客観的に見た時に、日本では前述のような固定観念というより、もはや刷り込みに近い意識が未だ強いため、女性は往々にして、結婚・出産・子育ての局面において《キャリア》か《家庭・家族・結婚・子供》かの二択を迫られる確率が非常に高い。結果、社会進出・社会的成功を手にして《家庭・家族・結婚・子供》を諦めた、もしくは《家庭・家族・結婚・子供》を選んでキャリアを諦めた、そういうケースは今でも多いと思っている。

納得してもしくは望んで選んだ人の場合、男女ともに染み付いた無意識下の固定観念が選択前に第三の選択肢を減らしており、はたまた『家族』の理解が得られず否応なしに第三の選択肢を潰されてしまっているのだ。もちろん第三の選択肢を選べない理由は、健康上の理由など他にある場合もあるが。

この件について先進的な国では、ここでキャリアを捨てるという選択肢自体が差別であり不平等であり権利の侵害であるという意識が強いのだと思う。自分の役割だと思うからこそ主張する必要性を感じており、《キャリアも家庭も子供も》という第三の選択肢が存在しており、二択ではないことが当たり前なのだろう。

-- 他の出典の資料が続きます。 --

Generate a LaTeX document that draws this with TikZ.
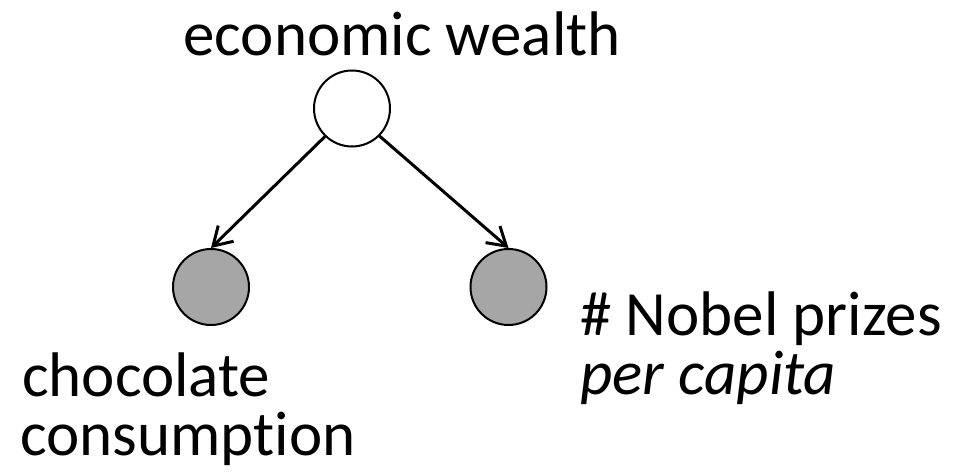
\documentclass[tikz,border=0pt]{standalone}
\usepackage{fontspec}
\setmainfont{Carlito}[Ligatures=NoCommon]
\usetikzlibrary{arrows.meta}
\begin{document}
\begin{tikzpicture}[x=1pt,y=-1pt,
  var/.style={circle,draw=black,line width=2pt,minimum size=76pt,inner sep=0pt},
  obs/.style={var,fill=gray!70},
  lbl/.style={font=\fontsize{63}{70}\selectfont,inner sep=0pt},
  causal/.style={draw=black,line width=3pt,arrows={-Straight Barb[length=18pt,width=22pt]}}]
\useasboundingbox (0,0) rectangle (976,471);
\node[var] (w) at (352,108.5) {};
\node[obs] (c) at (211,287) {};
\node[obs] (n) at (508.5,287) {};
\path[causal] (w.226) -- (c.north);
\path[causal] (w.-45) -- (n.north);
\node[lbl,anchor=base] (tw) at (402,55) {economic wealth};
\node[lbl,anchor=base west] (tc1) at (22,396) {chocolate};
\node[lbl,anchor=base west] (tc2) at (20,455) {consumption};
\node[lbl,anchor=base west] (tn1) at (580,335) {\# Nobel prizes};
\node[lbl,anchor=base west] (tn2) at (580,394) {\itshape per capita};
\end{tikzpicture}
\end{document}
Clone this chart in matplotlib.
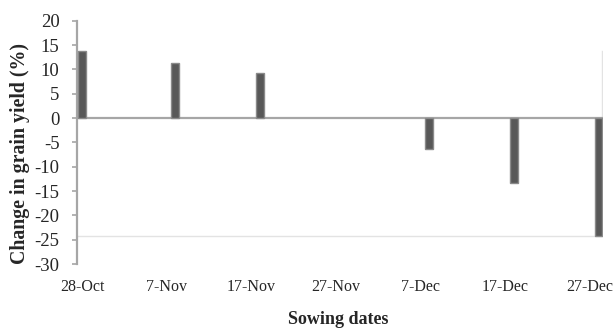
import matplotlib
matplotlib.use("Agg")
import matplotlib.pyplot as plt
import matplotlib.dates as mdates
import datetime as dt

# данные
sowing_dates = ["2019-10-28", "2019-11-08", "2019-11-18", "2019-12-08", "2019-12-18", "2019-12-28"]
change_pct = [13.7, 11.3, 9.3, -6.3, -13.4, -24.3]
tick_dates = ["2019-10-28", "2019-11-07", "2019-11-17", "2019-11-27", "2019-12-07", "2019-12-17", "2019-12-27"]
tick_labels = ["28-Oct", "7-Nov", "17-Nov", "27-Nov", "7-Dec", "17-Dec", "27-Dec"]

plt.rcParams["font.family"] = ["Liberation Serif", "DejaVu Serif"]
plt.rcParams["axes.unicode_minus"] = False

x = [dt.datetime.strptime(d, "%Y-%m-%d") for d in sowing_dates]
xt = [dt.datetime.strptime(d, "%Y-%m-%d") for d in tick_dates]

fig = plt.figure(figsize=(6.13, 3.33), dpi=100)
ax = fig.add_axes([0.1256, 0.2072, 0.8581, 0.7306])

ax.bar(x, change_pct, width=0.9, color="#585858", edgecolor="#8a8a8a", linewidth=1, zorder=3)

x0 = mdates.date2num(x[0]) - 0.6
x1 = mdates.date2num(xt[-1]) + 1.53
ax.set_xlim(x0, x1)
ax.set_ylim(-30, 20)

# нулевая линия и светлая рамка
ax.axhline(0, color="#a6a6a6", linewidth=1.6, zorder=2)
ax.plot([x0, x1], [min(change_pct)] * 2, color="#e3e3e3", linewidth=1, zorder=1)
ax.plot([x1 - 0.15] * 2, [min(change_pct), max(change_pct)], color="#e3e3e3", linewidth=1, zorder=1)

ax.set_xticks(mdates.date2num(xt))
ax.set_xticklabels(tick_labels)
ax.set_yticks(range(-30, 21, 5))

for s in ["top", "right", "bottom"]:
    ax.spines[s].set_visible(False)
ax.spines["left"].set_color("#a6a6a6")
ax.spines["left"].set_linewidth(1.6)

ax.tick_params(axis="y", length=3.6, width=1.2, color="#a6a6a6", pad=9, labelsize=13.5, labelcolor="#262626")
ax.tick_params(axis="x", length=0, pad=11, labelsize=11.5, labelcolor="#262626")

fig.text(0.033, 1 - 153 / 333, "Change in grain yield (%)", rotation=90, ha="center", va="center",
         fontsize=14.3, fontweight="bold", color="#262626")
fig.text(0.551, 1 - 319 / 333, "Sowing dates", ha="center", va="center",
         fontsize=13, fontweight="bold", color="#262626")

fig.savefig("out.png", dpi=100)
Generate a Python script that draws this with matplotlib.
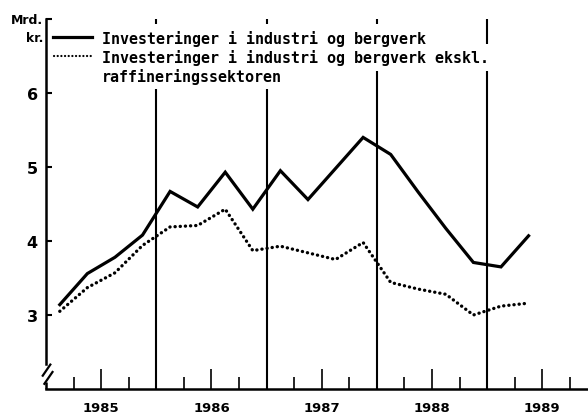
import matplotlib
matplotlib.use("Agg")
import matplotlib.pyplot as plt
import numpy as np

# ---- data -------------------------------------------------------------
years = [1985]*4 + [1986]*4 + [1987]*4 + [1988]*4 + [1989]*2
quarters = [1, 2, 3, 4]*4 + [1, 2]
total = [3.14, 3.56, 3.78, 4.08, 4.67, 4.46, 4.93, 4.43, 4.95, 4.56,
         4.98, 5.40, 5.17, 4.66, 4.17, 3.71, 3.65, 4.07]
excl_refining = [3.05, 3.37, 3.57, 3.94, 4.19, 4.21, 4.43, 3.87, 3.93, 3.84,
                 3.75, 3.98, 3.44, 3.35, 3.28, 3.00, 3.12, 3.16]
year_labels = ["1985", "1986", "1987", "1988", "1989"]
ytick_vals = [3, 4, 5, 6]
label_total = "Investeringer i industri og bergverk"
label_excl = "Investeringer i industri og bergverk ekskl.\nraffineringssektoren"

# ---- figure -----------------------------------------------------------
W, H = 588, 414
fig = plt.figure(figsize=(W/100, H/100), dpi=100)
ax = fig.add_axes([46/W, 24/H, 542/W, 370/H])

x = np.array(years) + (np.array(quarters) - 0.5) / 4.0
ax.set_xlim(1985, 1985 + 542/110.3)
ax.set_ylim(2, 7)

# year boundary lines
for yr in [1986, 1987, 1988, 1989]:
    ax.axvline(yr, 0, 1, color="black", lw=1.5, zorder=1)

ax.plot(x, total, color="black", lw=2.3, solid_joinstyle="miter", zorder=3)
ax.plot(x, excl_refining, color="black", lw=2.4, linestyle=(0, (0.05, 1.5)),
        dash_capstyle="round", zorder=3)

# spines
for s in ["top", "right"]:
    ax.spines[s].set_visible(False)
ax.spines["bottom"].set_linewidth(1.8)
ax.spines["left"].set_linewidth(1.8)
ax.spines["left"].set_bounds(2.34, 7)
# bottom stub of y axis + break marks
ax.plot([0, 0], [0, 0.019], transform=ax.transAxes, color="black", lw=1.8,
        clip_on=False, solid_capstyle="butt")
ax.plot([-0.006, 0.008], [0.036, 0.066], transform=ax.transAxes, color="black",
        lw=1.6, clip_on=False)
ax.plot([-0.003, 0.012], [0.014, 0.046], transform=ax.transAxes, color="black",
        lw=1.6, clip_on=False)

# x ticks
mid = [int(l) + 0.5 for l in year_labels]
ax.set_xticks(mid)
ax.set_xticklabels(year_labels, fontsize=9.5, fontweight="bold")
minor = []
for l in year_labels:
    minor += [int(l) + 0.25, int(l) + 0.75]
ax.set_xticks(minor, minor=True)
ax.tick_params(axis="x", which="major", direction="in", length=14.5, width=1.2, pad=9)
ax.tick_params(axis="x", which="minor", direction="in", length=9, width=1.2)

# y ticks
ax.set_yticks(ytick_vals + [7])
ax.set_yticklabels([str(v) for v in ytick_vals] + [""], fontsize=11.5, fontweight="bold")
ax.tick_params(axis="y", direction="in", length=4, width=1.5, pad=6)

# unit label
fig.text(43/W, 1 - 21/H, "Mrd.", ha="right", va="center", fontsize=9, fontweight="bold")
fig.text(43/W, 1 - 39/H, "kr.", ha="right", va="center", fontsize=9, fontweight="bold")

# legend
ax.plot([0.0129, 0.0849], [0.951, 0.951], transform=ax.transAxes, color="black",
        lw=2.3, clip_on=False, zorder=6)
ax.plot([0.0145, 0.083], [0.9, 0.9], transform=ax.transAxes, color="black",
        lw=1.6, linestyle=(0, (0.05, 1.6)), dash_capstyle="round", clip_on=False, zorder=6)
mono = dict(family="DejaVu Sans Mono", fontweight="bold", fontsize=10.8,
            ha="left", va="center", transform=ax.transAxes)
l1, l2 = label_excl.split("\n")
for ty, txt in [(0.9486, label_total), (0.897, l1), (0.847, l2)]:
    # white knock-out behind the text, then the text itself on top
    ax.text(0.1033, ty, txt, color="white", zorder=5,
            bbox=dict(facecolor="white", edgecolor="none", pad=4), **mono)
    ax.text(0.1033, ty, txt, color="black", zorder=7, **mono)

fig.savefig("out.png", dpi=100)
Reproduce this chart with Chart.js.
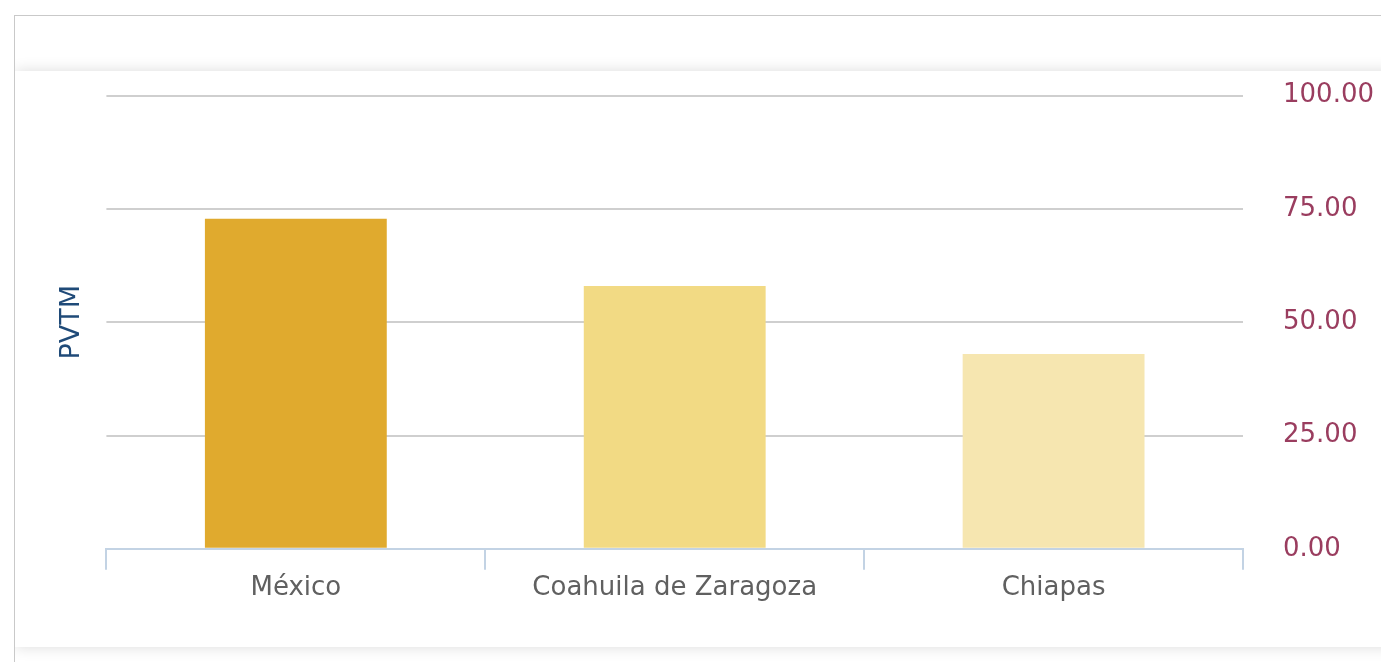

冒頭の男女共同参画社会基本法第2条では『共に責任を担う』と書かれている。個々の認識と意識を抜本的に改革、つまり双方が相手の性別役割だと思っている事について「手伝っている」感覚を捨て、自分の役割として責任感を持つことがスタート地点なのではないか。固定観念で相手の役割だと思っている事柄を自身の役割だと認識し、選択肢が増えた状態で選択出来るような環境を『家庭・家族』の枠組みの中に設けなければ、巨額の税金を注ぎ込んで用意された箱は有効活用されないし、箱の効果は発揮出来ない。

現状、政策や法整備、会社の仕組みが整備されても、この『箱』を効果的に使える人が少ないため、いわゆる『女性の社会進出』が結果として数値に現れないのだと思う。